Les étudiants actuels, eux, sont inquiets pour l’avenir de leur école et ont souhaité en faire part à notre rédaction par un courrier. Ils estiment que cette association est d’origine économique uniquement. « Chroniquement déficitaire, l’ESJ – école privée – a reçu près de 3 millions d’euros du conseil régional du Nord-Pas-de-Calais fin 2009. Elle a trouvé dans l’IEP un bon partenaire public pour l’épauler durant sa convalescence».
Mais elle risque surtout de dévaluer leur diplôme, par un «formatage des étudiants» contraire à la philosophie de l’ESJ. «L’existence d’un sésame, d’un privilège pour les étudiants de l’IEP de Lille risque fort d’accentuer la présence des personnalités "Science-po", déjà très représentées actuellement dans les promotions. L’ESJ prône une diversité des profils, veut instaurer une discrimination positive pour des élèves venant de quartiers difficiles, et paradoxalement met en place des facilités d’accès pour des étudiants au cursus déjà prestigieux».

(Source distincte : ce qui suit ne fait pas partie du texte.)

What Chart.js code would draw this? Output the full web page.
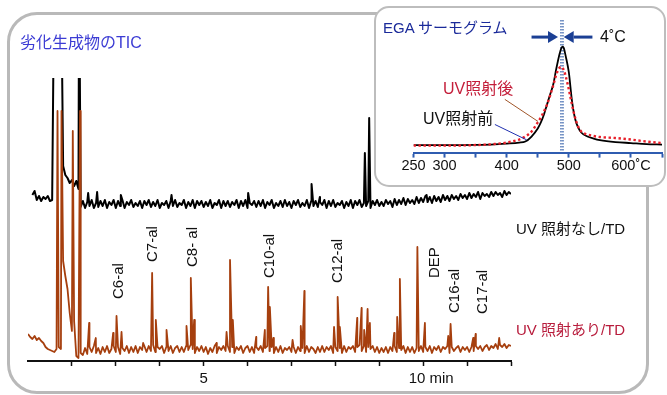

Le projet a été validé et leur demande de négociation avec la direction n’a pas abouti. Le texte des élèves journalistes est une ultime tentative d’opposition de la part d’étudiants mais aussi de futurs professionnels qui refusent «d’accepter de telles concessions. Ni politique de quotas frisant l’absurde, ni concours à deux vitesses. Nous tenons à préserver les valeurs, l’éthique, l’indépendance de notre école et la vision du journalisme qu’elle continue (pour combien de temps ?) de promouvoir».